Paylaş
Dolmabahçe’deki derbiyle ilgili 18:59’a kadar yapılan çalışmaların yüzde 90’ı 19:02’de çöpe gitti muhtemelen. Maç, Al Musrati’nin kendi kalesine attığı golle ikinci santrayı yaptı. Ve ikinci santradaki düşünceler, birinci santradakilerden farklı olmak zorundaydı. Özellikle Beşiktaş için.
Dün 19:02 itibariyle işlerin Santos’un istediği gibi gittiğini söyleyemeyiz. Maça adeta 1-0 yenik başladıkları için bir tutum farkı gerekiyordu ama Santos’un alışık olduğu, sevdiği, hazırlandığı habitat bu değil. O, kariyeri boyunca rakibi gol atmaya çalışırken araya sıkıştıran, rakibi ararken o bulan teknik adam olmakla yaptı şöhretini. Bir müsabakada skor ne kadar 0-0 devam ederse, Santos’un planlarını sahaya yansıtma ihtimali o kadar artar. Öne geçerse korumada ustadır. Ama bir derbide erken geriye düştüğünde başka bir düşünme biçimi gerekiyordu artık.

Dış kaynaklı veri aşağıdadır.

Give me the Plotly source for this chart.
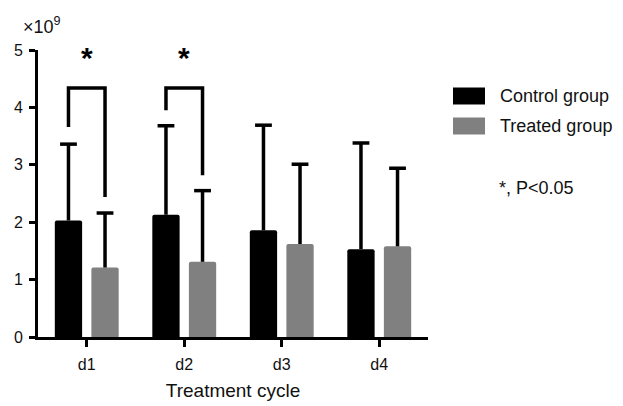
import plotly.graph_objects as go

categories = ["d1", "d2", "d3", "d4"]
control_mean = [2.03, 2.13, 1.86, 1.53]
control_sd = [1.33, 1.55, 1.83, 1.85]
treated_mean = [1.21, 1.31, 1.62, 1.58]
treated_sd = [0.95, 1.24, 1.39, 1.36]
y_ticks = [0, 1, 2, 3, 4, 5]

# significance brackets: category index, left leg bottom, top, right leg bottom
sig_cats = [0, 1]
sig_left_bottom = [3.66, 3.95]
sig_top = [4.34, 4.34]
sig_right_bottom = [2.44, 2.82]
star_y = 4.92

FONT = "Liberation Sans, Arial, Helvetica, sans-serif"
BAR_OFF = 0.1875
BAR_W = 0.28
idx = list(range(len(categories)))

fig = go.Figure()
groups = [
    ("Control group", control_mean, control_sd, "#000000", -BAR_OFF),
    ("Treated group", treated_mean, treated_sd, "#808080", BAR_OFF),
]
for name, mean, sd, col, off in groups:
    xs = [i + off for i in idx]
    fig.add_trace(go.Bar(
        x=xs, y=mean, name=name, width=BAR_W,
        marker=dict(color=col, line=dict(width=0), cornerradius=2),
        error_y=dict(type="data", array=sd, arrayminus=[0] * len(sd), symmetric=False,
                     color="#000000", thickness=3.5, width=0),
    ))
    # error bar caps (top only)
    fig.add_trace(go.Scatter(
        x=xs, y=[m + s for m, s in zip(mean, sd)], mode="markers",
        marker=dict(symbol="line-ew", size=12, line=dict(width=3.5, color="#000000")),
        showlegend=False, hoverinfo="skip",
    ))

shapes = []
for c, lb, tp, rb in zip(sig_cats, sig_left_bottom, sig_top, sig_right_bottom):
    xl = c - BAR_OFF
    xr = c + BAR_OFF
    shapes.append(dict(type="path", xref="x", yref="y",
                       path=f"M {xl},{lb} L {xl},{tp} L {xr},{tp} L {xr},{rb}",
                       line=dict(color="#000000", width=3.5)))

PH = 287  # plot height in px (406 - 50 - 69)
# legend drawn manually (large rounded swatches)
leg_items = [("Control group", "#000000", 96), ("Treated group", "#808080", 126)]
annotations = []
for name, col, ypx in leg_items:
    yp0 = 1 - (ypx - 8.5 - 50) / PH
    yp1 = 1 - (ypx + 8.5 - 50) / PH
    x0 = (453 - 38) / 390
    x1 = (485 - 38) / 390
    shapes.append(dict(type="rect", xref="paper", yref="paper", x0=x0, x1=x1,
                       y0=yp1, y1=yp0, fillcolor=col, line=dict(width=0), layer="above"))
    annotations.append(dict(text=name, xref="paper", yref="paper",
                            x=(498 - 38) / 390, y=1 - (ypx - 50) / PH,
                            xanchor="left", yanchor="middle", showarrow=False,
                            font=dict(family=FONT, size=18, color="#111111")))

annotations.append(dict(text="*, P<0.05", xref="paper", yref="paper",
                        x=(497 - 38) / 390, y=1 - (188 - 50) / PH,
                        xanchor="left", yanchor="middle", showarrow=False,
                        font=dict(family=FONT, size=18, color="#111111")))
annotations.append(dict(text="×10<sup>9</sup>", xref="paper", yref="paper",
                        x=(21 - 38) / 390, y=1 - (25 - 50) / PH,
                        xanchor="left", yanchor="middle", showarrow=False,
                        font=dict(family=FONT, size=18, color="#111111")))
for c in sig_cats:
    annotations.append(dict(text="<b>*</b>", xref="x", yref="y", x=c, y=star_y,
                            xanchor="center", yanchor="middle", showarrow=False,
                            yshift=-3,
                            font=dict(family=FONT, size=30, color="#000000")))

fig.update_layout(
    width=623, height=406,
    margin=dict(l=38, r=195, t=50, b=69, autoexpand=False),
    paper_bgcolor="white", plot_bgcolor="white",
    showlegend=False,
    shapes=shapes, annotations=annotations,
    font=dict(family=FONT, color="#111111"),
    xaxis=dict(range=[-0.5, 3.5], tickvals=idx, ticktext=categories,
               automargin=False,
               showline=True, linecolor="#000000", linewidth=3,
               ticks="outside", ticklen=7, tickwidth=3, tickcolor="#000000",
               ticklabelstandoff=4,
               showgrid=False, zeroline=False,
               tickfont=dict(family=FONT, size=16, color="#111111"),
               title=dict(text="Treatment cycle", standoff=12,
                          font=dict(family=FONT, size=19, color="#111111"))),
    yaxis=dict(range=[0, 5], tickvals=y_ticks, showline=True, linecolor="#000000",
               automargin=False,
               linewidth=3, ticks="outside", ticklen=6, tickwidth=3, tickcolor="#000000",
               ticklabelstandoff=3,
               showgrid=False, zeroline=False,
               tickfont=dict(family=FONT, size=16, color="#111111")),
)

fig.write_html("out.html", config={"displayModeBar": False},
               post_script="document.body.style.margin='0';")
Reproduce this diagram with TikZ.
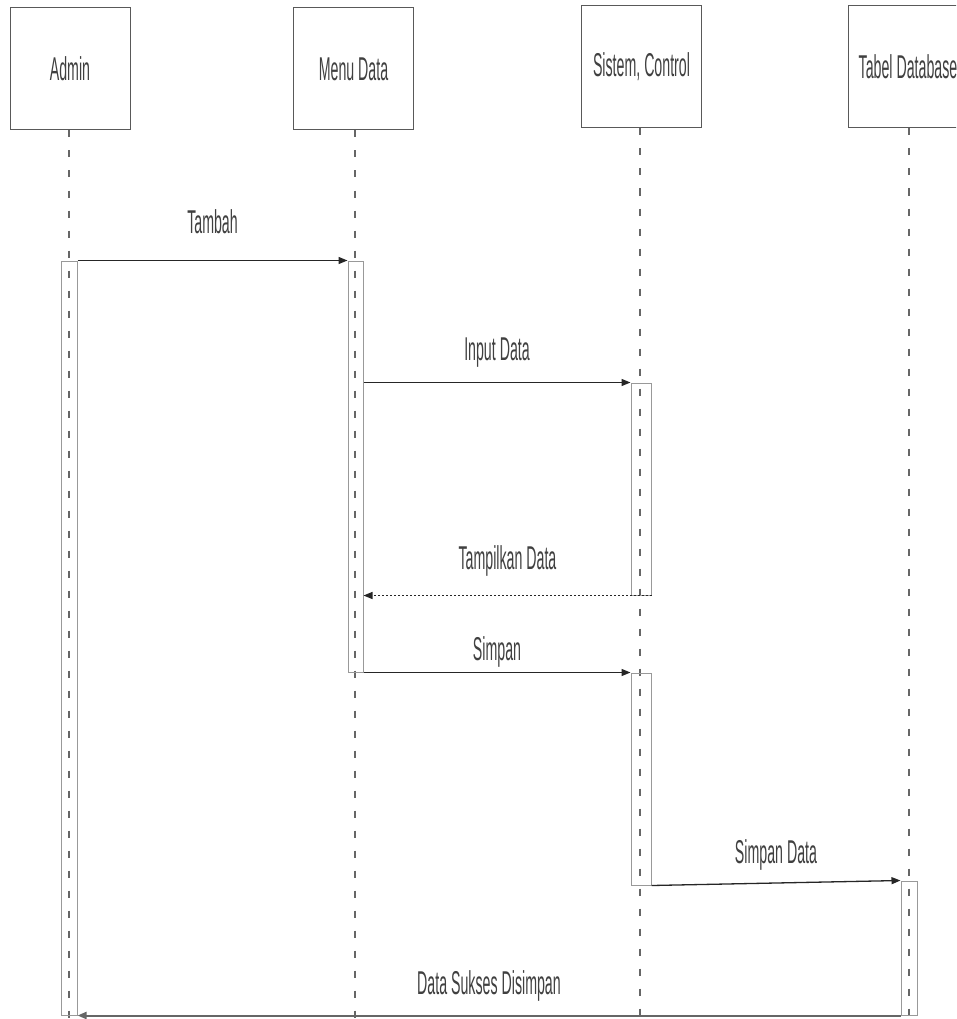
\documentclass[tikz,border=0pt]{standalone}
\usepackage{fontspec}
\usepackage{tikz}
\usetikzlibrary{arrows.meta}
\newfontfamily\seqfont{Liberation Sans}[FakeStretch=0.43]

\tikzset{
  actor/.style={draw=black!65, line width=1pt, minimum width=120pt, minimum height=122pt, inner sep=0pt,
    font=\seqfont\fontsize{33}{38}\selectfont, text=black!75},
  lifeline/.style={draw=black!60, line width=1.3pt, dash pattern=on 7pt off 13pt},
  actbar/.style={draw=black!40, line width=1pt, minimum width=16pt, inner sep=0pt},
  msg/.style={draw=black!85, line width=1.3pt, -{Triangle[length=9pt,width=7pt]}},
  msgtext/.style={font=\seqfont\fontsize{33}{38}\selectfont, text=black!75, inner sep=0pt},
}

\begin{document}
\begin{tikzpicture}[x=1pt,y=-1pt]
            \useasboundingbox (0,0) rectangle (956,1019);
            \clip (0,0) rectangle (956,1019);
            % objects
            \node[actor] (admin) at (70,69) {Admin};
            \node[actor] (menu) at (353.5,69) {Menu Data};
            \node[actor] (sistem) at (641.5,67) {Sistem, Control};
            \node[actor] (tabel) at (908,67) {Tabel Database};
            % lifelines
            \coordinate (endA) at (69,1019);
            \coordinate (endM) at (355,1019);
            \coordinate (endS) at (640,1019);
            \coordinate (endT) at (909,1019);
            \draw[lifeline] (admin.south -| endA) -- (endA);
            \draw[lifeline] (menu.south -| endM) -- (endM);
            \draw[lifeline] (sistem.south -| endS) -- (endS);
            \draw[lifeline] (tabel.south -| endT) -- (endT);
            % activations
            \node[actbar, minimum height=754pt] (actA) at (69,638) {};
            \node[actbar, minimum width=15pt, minimum height=411pt] (actM) at (355.5,466.5) {};
            \node[actbar, minimum width=20pt, minimum height=212pt] (actS1) at (641,489) {};
            \node[actbar, minimum width=20pt, minimum height=212pt] (actS2) at (641,779) {};
            \node[actbar, minimum height=134pt] (actT) at (909,948) {};
            % messages
            \draw[msg] (actA.north east) -- node[msgtext, midway, yshift=39pt] {Tambah} (actM.north west);
            \draw[msg] (actM.east |- actS1.north) -- node[msgtext, midway, yshift=30pt] {Input Data} (actS1.north west);
            \draw[msg, dash pattern=on 2pt off 2pt] (actS1.south east) -- node[msgtext, midway, yshift=35pt] {Tampilkan Data} (actM.east |- actS1.south);
            \draw[msg] (actM.south east) -- node[msgtext, midway, yshift=21pt] {Simpan} (actS2.north west);
            \draw[msg] (actS2.south east) -- node[msgtext, midway, yshift=28pt] {Simpan Data} (actT.north west);
            \draw[msg, draw=black!60, line width=2pt] (actT.south west) -- node[msgtext, midway, yshift=30pt] {Data Sukses Disimpan} (actA.south east);
        \end{tikzpicture}
\end{document}
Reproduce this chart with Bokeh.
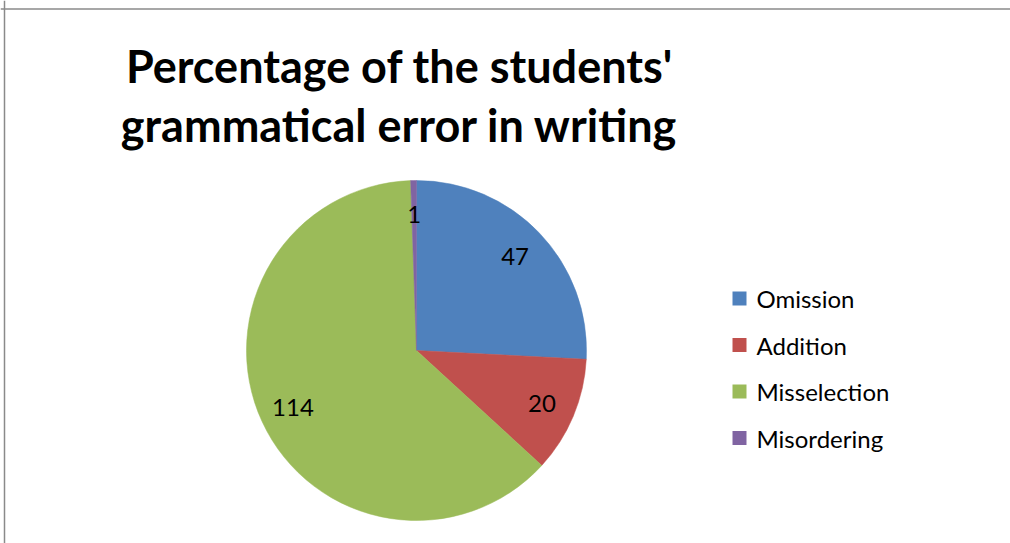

EGE, MUSRATi VE AMARTEY’DEN iYi
Beşiktaş için iki hücum planı göze çarptı dün: Galatasaray önde baskıya geldiğinde top derinde pozisyon alan Muci ile buluşturulacak. O da ya driplingle kaleye gitmeye çalışacak veya sağdaki Rashica’yı koşturacak. Zaman zaman Köhn’ün de pozisyon kayıplarıyla başardılar bunu. Ama son tahlilde Amartey-Al Musrati orta sahasının tutuculuğu ayak bağı oldu tüm takıma. Ben Demir Ege’nin oynadığı maçlarda ön libero rolünde Amartey’den iyi iş çıkardığını düşünüyorum. Hatta bu ağır haliyle Al Musrati’den de.
DEMiRBAY G.SARAY’IN GiZLi KAHRAMANI
Fernando Santos ikinci yarıda da değişiklik departmanında sınıfta kaldı: Ghezzal girdi, takım 5+5 iki parçaya bölündü. Aboubakar’ı almakta da çok geç kaldı. Galatasaray’sa adeta vitesi dörde alma ihtiyacı olmadan kazandı maçı. Bence en büyük farkı da orta sahada yarattılar. Torreira, zaten Amartey’nin en iyi gününde bile ön libero olarak ulaşamayacağı bir ligde. Al Musrati de Kerem Demirbay’a bakıp, iç geçirerek “Ben de bir zamanlar bu seviyedeydim” diyordur herhalde. Kerem Demirbay, Galatasaray oyununun gizli kahramanı. Dünkü Galatasaray’la Beşiktaş orta sahaları arasında 3 sınıf filan fark vardı bence.